_TASK DETAILS:_ Drop the images; return everything else in the listing below exactly.

_SUPPLIED MATERIAL:_
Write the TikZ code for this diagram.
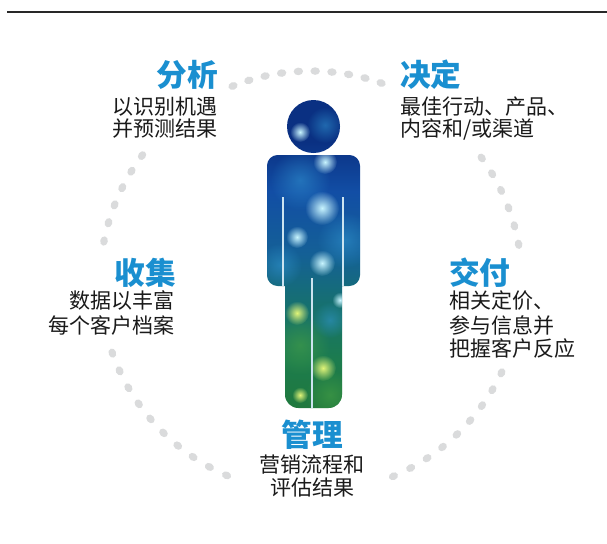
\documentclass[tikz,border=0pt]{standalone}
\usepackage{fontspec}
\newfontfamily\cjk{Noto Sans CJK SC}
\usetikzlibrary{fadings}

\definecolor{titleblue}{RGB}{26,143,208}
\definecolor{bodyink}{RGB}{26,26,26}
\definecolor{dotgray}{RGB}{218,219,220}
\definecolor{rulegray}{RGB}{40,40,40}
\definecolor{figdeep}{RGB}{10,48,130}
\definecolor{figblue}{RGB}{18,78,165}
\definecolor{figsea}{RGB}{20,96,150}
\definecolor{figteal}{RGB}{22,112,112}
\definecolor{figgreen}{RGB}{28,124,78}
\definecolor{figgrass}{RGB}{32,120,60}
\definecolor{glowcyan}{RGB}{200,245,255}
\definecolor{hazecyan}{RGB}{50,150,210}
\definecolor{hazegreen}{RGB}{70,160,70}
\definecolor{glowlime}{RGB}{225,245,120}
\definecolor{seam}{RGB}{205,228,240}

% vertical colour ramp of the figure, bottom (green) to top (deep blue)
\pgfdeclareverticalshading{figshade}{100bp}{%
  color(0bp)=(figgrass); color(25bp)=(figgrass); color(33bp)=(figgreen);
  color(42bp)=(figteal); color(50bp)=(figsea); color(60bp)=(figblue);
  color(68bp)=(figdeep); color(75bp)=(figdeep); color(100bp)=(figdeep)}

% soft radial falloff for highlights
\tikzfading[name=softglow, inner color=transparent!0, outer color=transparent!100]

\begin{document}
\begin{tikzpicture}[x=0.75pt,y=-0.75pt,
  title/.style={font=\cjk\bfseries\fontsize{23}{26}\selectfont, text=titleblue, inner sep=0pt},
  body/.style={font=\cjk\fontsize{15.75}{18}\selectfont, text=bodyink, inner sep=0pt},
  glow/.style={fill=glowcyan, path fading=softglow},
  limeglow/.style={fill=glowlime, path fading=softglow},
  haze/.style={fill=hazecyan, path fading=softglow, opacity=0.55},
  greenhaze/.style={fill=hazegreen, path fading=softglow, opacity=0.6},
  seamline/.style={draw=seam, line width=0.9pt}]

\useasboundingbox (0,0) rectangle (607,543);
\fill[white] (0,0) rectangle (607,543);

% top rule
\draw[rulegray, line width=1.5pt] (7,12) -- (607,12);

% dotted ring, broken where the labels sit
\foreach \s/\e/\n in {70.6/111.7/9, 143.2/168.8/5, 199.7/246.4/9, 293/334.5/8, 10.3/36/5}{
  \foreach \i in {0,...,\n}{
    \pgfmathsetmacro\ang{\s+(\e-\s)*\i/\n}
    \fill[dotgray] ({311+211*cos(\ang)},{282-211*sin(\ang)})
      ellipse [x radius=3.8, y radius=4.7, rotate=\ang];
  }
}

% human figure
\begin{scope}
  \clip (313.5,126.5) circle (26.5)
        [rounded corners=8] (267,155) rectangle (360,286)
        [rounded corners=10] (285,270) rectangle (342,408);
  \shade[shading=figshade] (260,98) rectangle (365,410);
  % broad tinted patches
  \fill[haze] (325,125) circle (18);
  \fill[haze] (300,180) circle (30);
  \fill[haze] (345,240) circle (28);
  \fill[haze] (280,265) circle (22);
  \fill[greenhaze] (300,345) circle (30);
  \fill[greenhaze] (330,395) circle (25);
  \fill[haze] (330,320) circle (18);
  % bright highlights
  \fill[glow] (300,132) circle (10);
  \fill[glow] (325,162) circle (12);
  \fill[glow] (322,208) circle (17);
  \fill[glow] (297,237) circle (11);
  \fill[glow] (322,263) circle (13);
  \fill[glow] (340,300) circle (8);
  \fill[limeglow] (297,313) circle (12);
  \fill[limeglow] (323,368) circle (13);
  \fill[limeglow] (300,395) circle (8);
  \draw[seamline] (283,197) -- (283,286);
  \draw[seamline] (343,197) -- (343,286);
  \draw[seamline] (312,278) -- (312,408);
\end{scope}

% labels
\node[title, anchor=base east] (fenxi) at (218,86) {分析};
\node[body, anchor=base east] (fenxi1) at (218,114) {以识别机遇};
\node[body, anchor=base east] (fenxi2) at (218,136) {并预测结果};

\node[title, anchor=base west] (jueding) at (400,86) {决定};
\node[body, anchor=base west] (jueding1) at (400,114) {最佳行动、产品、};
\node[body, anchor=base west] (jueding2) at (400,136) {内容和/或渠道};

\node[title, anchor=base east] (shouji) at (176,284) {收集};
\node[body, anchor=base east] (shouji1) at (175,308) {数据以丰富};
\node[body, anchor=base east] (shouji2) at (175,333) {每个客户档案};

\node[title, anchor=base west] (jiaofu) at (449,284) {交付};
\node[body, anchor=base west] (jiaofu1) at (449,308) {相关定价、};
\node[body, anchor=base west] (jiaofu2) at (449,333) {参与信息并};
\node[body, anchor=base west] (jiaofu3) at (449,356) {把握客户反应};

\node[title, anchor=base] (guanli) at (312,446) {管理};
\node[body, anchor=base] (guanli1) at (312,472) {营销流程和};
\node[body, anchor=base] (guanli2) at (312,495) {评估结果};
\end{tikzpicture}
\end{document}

_RESPONSE BELOW:_
Write the TikZ code for this diagram.
\documentclass[tikz,border=0pt]{standalone}
\usepackage{fontspec}
\newfontfamily\cjk{Noto Sans CJK SC}
\usetikzlibrary{fadings}

\definecolor{titleblue}{RGB}{26,143,208}
\definecolor{bodyink}{RGB}{26,26,26}
\definecolor{dotgray}{RGB}{218,219,220}
\definecolor{rulegray}{RGB}{40,40,40}
\definecolor{figdeep}{RGB}{10,48,130}
\definecolor{figblue}{RGB}{18,78,165}
\definecolor{figsea}{RGB}{20,96,150}
\definecolor{figteal}{RGB}{22,112,112}
\definecolor{figgreen}{RGB}{28,124,78}
\definecolor{figgrass}{RGB}{32,120,60}
\definecolor{glowcyan}{RGB}{200,245,255}
\definecolor{hazecyan}{RGB}{50,150,210}
\definecolor{hazegreen}{RGB}{70,160,70}
\definecolor{glowlime}{RGB}{225,245,120}
\definecolor{seam}{RGB}{205,228,240}

% vertical colour ramp of the figure, bottom (green) to top (deep blue)
\pgfdeclareverticalshading{figshade}{100bp}{%
  color(0bp)=(figgrass); color(25bp)=(figgrass); color(33bp)=(figgreen);
  color(42bp)=(figteal); color(50bp)=(figsea); color(60bp)=(figblue);
  color(68bp)=(figdeep); color(75bp)=(figdeep); color(100bp)=(figdeep)}

% soft radial falloff for highlights
\tikzfading[name=softglow, inner color=transparent!0, outer color=transparent!100]

\begin{document}
\begin{tikzpicture}[x=0.75pt,y=-0.75pt,
  title/.style={font=\cjk\bfseries\fontsize{23}{26}\selectfont, text=titleblue, inner sep=0pt},
  body/.style={font=\cjk\fontsize{15.75}{18}\selectfont, text=bodyink, inner sep=0pt},
  glow/.style={fill=glowcyan, path fading=softglow},
  limeglow/.style={fill=glowlime, path fading=softglow},
  haze/.style={fill=hazecyan, path fading=softglow, opacity=0.55},
  greenhaze/.style={fill=hazegreen, path fading=softglow, opacity=0.6},
  seamline/.style={draw=seam, line width=0.9pt}]

\useasboundingbox (0,0) rectangle (607,543);
\fill[white] (0,0) rectangle (607,543);

% top rule
\draw[rulegray, line width=1.5pt] (7,12) -- (607,12);

% dotted ring, broken where the labels sit
\foreach \s/\e/\n in {70.6/111.7/9, 143.2/168.8/5, 199.7/246.4/9, 293/334.5/8, 10.3/36/5}{
  \foreach \i in {0,...,\n}{
    \pgfmathsetmacro\ang{\s+(\e-\s)*\i/\n}
    \fill[dotgray] ({311+211*cos(\ang)},{282-211*sin(\ang)})
      ellipse [x radius=3.8, y radius=4.7, rotate=\ang];
  }
}

% human figure
\begin{scope}
  \clip (313.5,126.5) circle (26.5)
        [rounded corners=8] (267,155) rectangle (360,286)
        [rounded corners=10] (285,270) rectangle (342,408);
  \shade[shading=figshade] (260,98) rectangle (365,410);
  % broad tinted patches
  \fill[haze] (325,125) circle (18);
  \fill[haze] (300,180) circle (30);
  \fill[haze] (345,240) circle (28);
  \fill[haze] (280,265) circle (22);
  \fill[greenhaze] (300,345) circle (30);
  \fill[greenhaze] (330,395) circle (25);
  \fill[haze] (330,320) circle (18);
  % bright highlights
  \fill[glow] (300,132) circle (10);
  \fill[glow] (325,162) circle (12);
  \fill[glow] (322,208) circle (17);
  \fill[glow] (297,237) circle (11);
  \fill[glow] (322,263) circle (13);
  \fill[glow] (340,300) circle (8);
  \fill[limeglow] (297,313) circle (12);
  \fill[limeglow] (323,368) circle (13);
  \fill[limeglow] (300,395) circle (8);
  \draw[seamline] (283,197) -- (283,286);
  \draw[seamline] (343,197) -- (343,286);
  \draw[seamline] (312,278) -- (312,408);
\end{scope}

% labels
\node[title, anchor=base east] (fenxi) at (218,86) {分析};
\node[body, anchor=base east] (fenxi1) at (218,114) {以识别机遇};
\node[body, anchor=base east] (fenxi2) at (218,136) {并预测结果};

\node[title, anchor=base west] (jueding) at (400,86) {决定};
\node[body, anchor=base west] (jueding1) at (400,114) {最佳行动、产品、};
\node[body, anchor=base west] (jueding2) at (400,136) {内容和/或渠道};

\node[title, anchor=base east] (shouji) at (176,284) {收集};
\node[body, anchor=base east] (shouji1) at (175,308) {数据以丰富};
\node[body, anchor=base east] (shouji2) at (175,333) {每个客户档案};

\node[title, anchor=base west] (jiaofu) at (449,284) {交付};
\node[body, anchor=base west] (jiaofu1) at (449,308) {相关定价、};
\node[body, anchor=base west] (jiaofu2) at (449,333) {参与信息并};
\node[body, anchor=base west] (jiaofu3) at (449,356) {把握客户反应};

\node[title, anchor=base] (guanli) at (312,446) {管理};
\node[body, anchor=base] (guanli1) at (312,472) {营销流程和};
\node[body, anchor=base] (guanli2) at (312,495) {评估结果};
\end{tikzpicture}
\end{document}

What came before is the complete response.